- Ada Township Location within the state of North Dakota
- Coordinates: 45°59′13″N 98°18′50″W﻿ / ﻿45.98694°N 98.31389°W
- Country: United States
- State: North Dakota
- County: Dickey

Area
- • Total: 36.0 sq mi (93.2 km^{2})
- • Land: 36.0 sq mi (93.2 km^{2})
- • Water: 0 sq mi (0.0 km^{2})
- Elevation: 1,375 ft (419 m)

Population (2020)
- • Total: 29
- • Density: 0.78/sq mi (0.3/km^{2})
- Time zone: UTC-6 (Central (CST))
- • Summer (DST): UTC-5 (CDT)
- Area code: 701
- FIPS code: 38-00300
- GNIS feature ID: 1036744

= Ada Township, North Dakota =

Township in North Dakota, US

Ada is a township in Dickey County, North Dakota, United States. Its population during the 2020 Census was 29, down from 60 in 2000. Its population in 1900 was 232.

==History==
Ada Township was first settled in the early 1880s. Originally part of Weston Township, which at the time covered two survey townships in Townships 129 and 130N, Range 61W.
Ada was organized around 1900 from the southern of the two townships and the northern one was renamed Kent Township.

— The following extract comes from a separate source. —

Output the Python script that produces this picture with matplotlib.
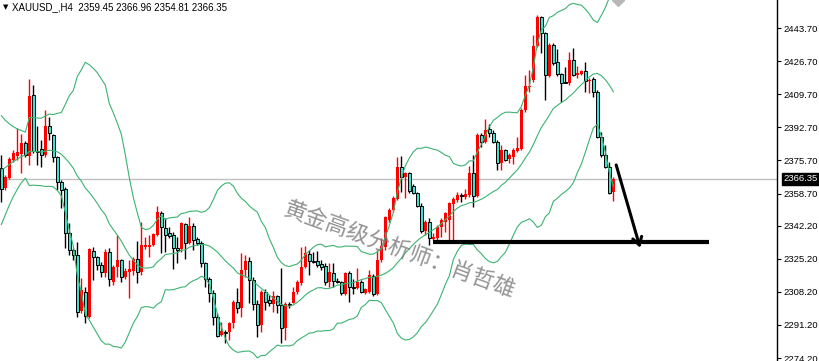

The village of Silverleaf, built in 1887, is located 7 miles east of Ellendale, and was once the major population center in the township. The town reported around 25 residents in the late 1910s, and never seemed to exceed more than 50. It is little more than a ghost town today.

The village served a flag station for the Great Northern Railroad. Two conflicting stories exist over the origin of the name. Some say it is for the silverberry bushes found in the area, but others attribute the naming to a joke played by an early settler, Dan Keenan. Keenan reportedly removed the label from a tin of "Silverleaf" lard and nailed it to a boxcar parked at the station.

==Notable person==
John E. Skogland (1879 - 1940) was a member of the North Dakota House of Representatives from 1925 to 1926.